In the liner notes Mogg says UFO was in their own little bubble in 1982, and listening to the album Mechanix, it’s easy to see. It’ clearly a case of a band losing its way, songs far too polished and contemporary, with far too much window dressing, from synthesizers to backing singers. It has the odd pleasant moment, like the hard-edged “We Belong to the Night” and the shimmering “Let it Rain”, but most of the time it’s far too generic (“Terri” is a particularly maudlin power ballad), devoid of UFO’s charm, and at times unnecessarily petty like on “The Writer”. It’s no wonder bassist Pete Way, who was not a fan of all the keyboards and saxophone, left to form Fastway with Motörhead’s “Fast” Eddie Clark soon after. Incredibly, though, Mechanix was the highest-charting UFO album in the UK since Strangers in the Night.
With Chapman and Carter sharing bass duties, the now-four piece UFO recorded Making Contact, which came out in February 1983 and subsequently bombed. Despite attempts at a heavier, metal-derived sound – as on “Diesel in the Dust” and “When it’s Time to Rock” – it failed to connect with the record-buying public, and with hindsight being 20/20, it’s easy to see. UFO had now become followers instead of leaders, and why would anyone waste their time with this when a younger band like Def Leppard was playing circles around them? The band toured with former Talas member Billy Sheehan on bass, but they saw the writing on the wall and announced they would be disbanding after a farewell tour. Recorded at their “final show” in 1983, the Headstone live album does sound superior to the last two studio albums, but in a weird move only the first half of Headstone is included on this set.

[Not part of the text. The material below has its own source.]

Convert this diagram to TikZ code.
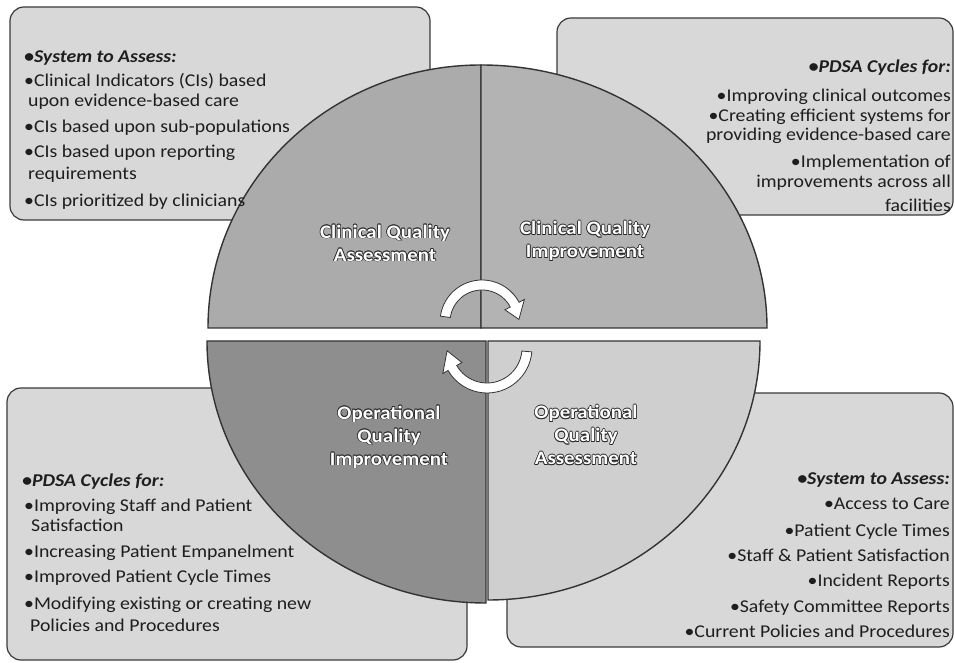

The desire to keep on going would prove to be far too tempting for Mogg, as he’d resurrect the band in 1985, with Tommy McClendon replacing Chapman and Paul Raymond coming back to replace Carter. Unfortunately, UFO would be a mere shadow of their former selves on 1986’s Misdemeanor, an incredibly boring album that went through the motions, crassly recycling MOR rock clichés. It’s about as cutting edge as a John Parr record. With not a single track worthy of singling out, it’s the moment where UFO hit – ‘scuse the pun – rock bottom.
The disaster of Misdemeanor is a strange way to end this series of UFO box sets, and the dodgy quality of the band’s output from 1980 to 1986 make it much less of an essential purchase as the first set was, but this installment of The Chrysalis Years nevertheless has enough good material to warrant a recommendation. Besides, if you enjoy UFO’s music and do not yet have their post-Schenker material, you can’t go wrong with their reasonably priced collection.